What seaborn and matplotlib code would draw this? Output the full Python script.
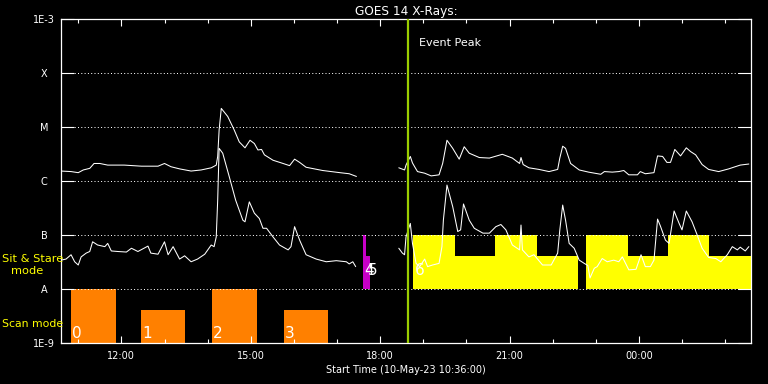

----------------------------------------

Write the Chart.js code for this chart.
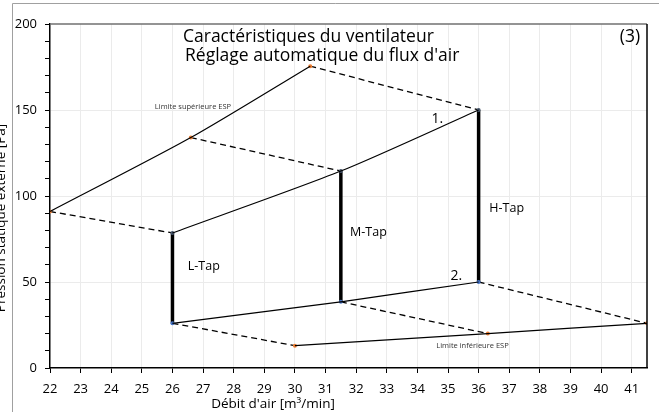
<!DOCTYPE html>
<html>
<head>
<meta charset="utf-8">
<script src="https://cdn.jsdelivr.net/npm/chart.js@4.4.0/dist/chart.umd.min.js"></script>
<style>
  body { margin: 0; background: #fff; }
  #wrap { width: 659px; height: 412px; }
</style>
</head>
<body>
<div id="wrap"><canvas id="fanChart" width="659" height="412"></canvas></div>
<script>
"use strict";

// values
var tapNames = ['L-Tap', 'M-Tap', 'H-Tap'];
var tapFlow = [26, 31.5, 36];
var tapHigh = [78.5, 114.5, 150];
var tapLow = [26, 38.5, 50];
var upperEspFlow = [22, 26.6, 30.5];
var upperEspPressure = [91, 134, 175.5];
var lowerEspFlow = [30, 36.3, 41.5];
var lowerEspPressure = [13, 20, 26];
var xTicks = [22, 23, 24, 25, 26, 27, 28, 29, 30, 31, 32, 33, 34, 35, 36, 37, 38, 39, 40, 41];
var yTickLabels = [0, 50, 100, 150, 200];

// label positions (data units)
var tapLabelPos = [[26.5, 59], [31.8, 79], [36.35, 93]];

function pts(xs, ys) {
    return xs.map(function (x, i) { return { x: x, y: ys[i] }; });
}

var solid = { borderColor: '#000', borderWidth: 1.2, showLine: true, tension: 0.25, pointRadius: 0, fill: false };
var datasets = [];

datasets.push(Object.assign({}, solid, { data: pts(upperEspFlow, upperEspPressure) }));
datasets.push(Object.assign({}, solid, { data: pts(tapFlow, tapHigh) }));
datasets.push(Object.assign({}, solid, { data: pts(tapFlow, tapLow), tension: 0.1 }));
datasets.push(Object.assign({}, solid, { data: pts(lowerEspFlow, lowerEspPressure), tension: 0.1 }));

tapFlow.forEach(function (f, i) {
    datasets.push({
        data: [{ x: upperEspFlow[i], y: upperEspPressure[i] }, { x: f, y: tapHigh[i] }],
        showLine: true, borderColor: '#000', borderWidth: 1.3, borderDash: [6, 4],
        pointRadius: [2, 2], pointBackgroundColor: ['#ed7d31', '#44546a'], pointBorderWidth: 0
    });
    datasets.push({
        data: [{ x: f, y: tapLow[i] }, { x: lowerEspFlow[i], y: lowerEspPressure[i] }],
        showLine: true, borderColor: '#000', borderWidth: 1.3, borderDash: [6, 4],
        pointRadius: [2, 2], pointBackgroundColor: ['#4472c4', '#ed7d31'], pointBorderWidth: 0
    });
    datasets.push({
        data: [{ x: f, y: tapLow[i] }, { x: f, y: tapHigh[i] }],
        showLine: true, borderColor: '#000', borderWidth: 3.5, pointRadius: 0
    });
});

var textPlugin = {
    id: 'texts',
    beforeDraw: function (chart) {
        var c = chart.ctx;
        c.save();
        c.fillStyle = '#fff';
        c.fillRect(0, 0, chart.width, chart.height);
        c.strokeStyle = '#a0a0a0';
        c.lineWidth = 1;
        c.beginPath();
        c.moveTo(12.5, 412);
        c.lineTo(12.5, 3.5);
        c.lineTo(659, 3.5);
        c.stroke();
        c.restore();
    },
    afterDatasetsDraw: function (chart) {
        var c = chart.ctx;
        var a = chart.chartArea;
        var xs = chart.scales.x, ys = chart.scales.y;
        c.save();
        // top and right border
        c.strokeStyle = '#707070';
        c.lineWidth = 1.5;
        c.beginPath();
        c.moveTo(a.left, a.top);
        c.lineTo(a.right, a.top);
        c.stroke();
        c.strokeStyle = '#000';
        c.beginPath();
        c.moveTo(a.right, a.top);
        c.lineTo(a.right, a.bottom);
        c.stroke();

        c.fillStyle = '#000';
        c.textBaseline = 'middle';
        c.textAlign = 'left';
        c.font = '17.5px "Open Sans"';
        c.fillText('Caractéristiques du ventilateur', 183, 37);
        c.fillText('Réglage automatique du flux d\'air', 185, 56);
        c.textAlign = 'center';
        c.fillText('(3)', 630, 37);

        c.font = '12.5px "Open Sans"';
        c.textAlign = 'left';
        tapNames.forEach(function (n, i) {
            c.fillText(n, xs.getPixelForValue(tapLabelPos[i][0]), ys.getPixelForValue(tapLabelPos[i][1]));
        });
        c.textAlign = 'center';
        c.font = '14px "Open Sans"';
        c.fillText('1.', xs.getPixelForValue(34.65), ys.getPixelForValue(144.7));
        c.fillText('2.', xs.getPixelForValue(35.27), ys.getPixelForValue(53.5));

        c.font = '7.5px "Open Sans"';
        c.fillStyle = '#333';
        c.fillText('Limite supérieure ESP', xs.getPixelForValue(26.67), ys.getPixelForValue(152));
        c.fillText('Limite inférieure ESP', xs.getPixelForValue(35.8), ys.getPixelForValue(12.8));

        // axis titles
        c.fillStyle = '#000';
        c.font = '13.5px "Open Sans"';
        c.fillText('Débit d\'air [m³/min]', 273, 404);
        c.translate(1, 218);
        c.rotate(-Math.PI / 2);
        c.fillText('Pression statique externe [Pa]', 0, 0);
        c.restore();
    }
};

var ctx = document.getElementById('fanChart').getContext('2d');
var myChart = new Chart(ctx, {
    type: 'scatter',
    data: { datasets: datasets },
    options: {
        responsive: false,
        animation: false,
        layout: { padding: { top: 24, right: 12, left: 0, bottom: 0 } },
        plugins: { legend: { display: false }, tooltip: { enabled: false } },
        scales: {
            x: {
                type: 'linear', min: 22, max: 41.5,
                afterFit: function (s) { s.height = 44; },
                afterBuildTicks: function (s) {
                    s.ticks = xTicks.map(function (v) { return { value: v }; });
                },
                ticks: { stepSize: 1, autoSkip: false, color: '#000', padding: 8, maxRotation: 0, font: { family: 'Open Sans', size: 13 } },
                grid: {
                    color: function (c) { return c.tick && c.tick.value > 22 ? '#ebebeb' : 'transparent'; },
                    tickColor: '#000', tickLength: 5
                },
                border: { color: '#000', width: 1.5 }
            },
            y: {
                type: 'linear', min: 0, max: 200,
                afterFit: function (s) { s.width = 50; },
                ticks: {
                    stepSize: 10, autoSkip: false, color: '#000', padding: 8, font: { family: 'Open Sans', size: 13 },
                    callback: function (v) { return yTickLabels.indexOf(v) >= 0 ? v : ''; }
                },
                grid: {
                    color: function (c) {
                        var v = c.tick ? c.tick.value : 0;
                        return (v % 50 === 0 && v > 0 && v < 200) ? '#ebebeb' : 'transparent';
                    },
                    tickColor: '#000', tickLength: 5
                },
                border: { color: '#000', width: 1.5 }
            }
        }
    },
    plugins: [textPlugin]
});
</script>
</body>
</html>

----------------------------------------

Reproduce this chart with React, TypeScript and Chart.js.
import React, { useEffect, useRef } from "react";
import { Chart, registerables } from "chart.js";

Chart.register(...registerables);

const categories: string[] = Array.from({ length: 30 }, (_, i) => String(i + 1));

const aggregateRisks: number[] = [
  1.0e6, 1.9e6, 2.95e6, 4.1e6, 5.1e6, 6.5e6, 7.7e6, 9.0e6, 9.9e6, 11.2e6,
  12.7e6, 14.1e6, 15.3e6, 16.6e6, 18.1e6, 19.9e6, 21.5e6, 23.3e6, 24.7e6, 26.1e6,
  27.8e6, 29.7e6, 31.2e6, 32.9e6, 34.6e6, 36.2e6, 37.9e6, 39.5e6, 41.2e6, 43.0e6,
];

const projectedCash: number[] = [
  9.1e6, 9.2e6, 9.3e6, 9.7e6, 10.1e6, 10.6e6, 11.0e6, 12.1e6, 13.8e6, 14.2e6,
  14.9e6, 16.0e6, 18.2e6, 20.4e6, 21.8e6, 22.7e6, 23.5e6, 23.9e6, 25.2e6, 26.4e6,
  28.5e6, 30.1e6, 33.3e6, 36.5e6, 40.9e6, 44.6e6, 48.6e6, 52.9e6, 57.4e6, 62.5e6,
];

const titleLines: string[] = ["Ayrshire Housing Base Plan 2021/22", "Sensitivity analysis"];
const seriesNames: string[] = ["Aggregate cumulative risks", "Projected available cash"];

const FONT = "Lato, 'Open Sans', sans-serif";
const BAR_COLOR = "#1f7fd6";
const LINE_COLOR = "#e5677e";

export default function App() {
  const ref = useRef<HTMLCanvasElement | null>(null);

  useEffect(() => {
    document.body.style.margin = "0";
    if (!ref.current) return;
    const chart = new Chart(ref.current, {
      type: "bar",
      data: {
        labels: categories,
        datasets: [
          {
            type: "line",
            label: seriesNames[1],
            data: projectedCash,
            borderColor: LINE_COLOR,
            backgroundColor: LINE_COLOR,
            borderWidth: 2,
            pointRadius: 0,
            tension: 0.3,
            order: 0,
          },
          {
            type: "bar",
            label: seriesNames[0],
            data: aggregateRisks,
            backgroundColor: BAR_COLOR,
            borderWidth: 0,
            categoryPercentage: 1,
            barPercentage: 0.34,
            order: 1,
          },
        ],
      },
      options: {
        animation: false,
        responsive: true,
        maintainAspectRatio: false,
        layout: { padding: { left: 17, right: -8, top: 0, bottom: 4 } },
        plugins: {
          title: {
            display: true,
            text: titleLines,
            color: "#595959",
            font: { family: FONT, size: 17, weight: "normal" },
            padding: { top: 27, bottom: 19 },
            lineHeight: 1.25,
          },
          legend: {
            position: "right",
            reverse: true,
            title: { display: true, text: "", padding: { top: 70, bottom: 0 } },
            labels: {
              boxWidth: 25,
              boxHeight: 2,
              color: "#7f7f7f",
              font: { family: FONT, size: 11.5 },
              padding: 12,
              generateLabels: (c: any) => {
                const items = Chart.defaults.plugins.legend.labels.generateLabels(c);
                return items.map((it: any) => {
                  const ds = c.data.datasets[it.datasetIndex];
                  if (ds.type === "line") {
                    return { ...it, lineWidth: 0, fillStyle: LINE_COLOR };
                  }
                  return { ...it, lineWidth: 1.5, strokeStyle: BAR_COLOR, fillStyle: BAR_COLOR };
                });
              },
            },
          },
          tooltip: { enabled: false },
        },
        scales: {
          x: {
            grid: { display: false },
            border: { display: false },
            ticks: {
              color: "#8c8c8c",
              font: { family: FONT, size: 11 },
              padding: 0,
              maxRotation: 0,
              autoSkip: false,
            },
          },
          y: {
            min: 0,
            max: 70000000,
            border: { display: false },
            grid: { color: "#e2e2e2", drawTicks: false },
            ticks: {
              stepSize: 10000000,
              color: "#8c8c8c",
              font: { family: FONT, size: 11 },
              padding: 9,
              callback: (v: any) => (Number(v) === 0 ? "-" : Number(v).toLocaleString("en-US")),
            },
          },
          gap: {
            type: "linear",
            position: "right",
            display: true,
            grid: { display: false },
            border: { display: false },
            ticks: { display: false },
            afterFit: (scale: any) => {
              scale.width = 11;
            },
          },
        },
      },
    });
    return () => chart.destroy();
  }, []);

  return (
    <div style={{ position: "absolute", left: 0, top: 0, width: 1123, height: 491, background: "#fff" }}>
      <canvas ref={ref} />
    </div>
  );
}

----------------------------------------

§ Exercise details
Print exactly the run of lines that starts at the line with "Reproduce this chart" and ends at the line with "const categories: string[]". Leave out every other line.

§ Solved problem
Reproduce this chart with React, TypeScript and Chart.js.
import React, { useEffect, useRef } from "react";
import { Chart, registerables } from "chart.js";

Chart.register(...registerables);

const categories: string[] = Array.from({ length: 30 }, (_, i) => String(i + 1));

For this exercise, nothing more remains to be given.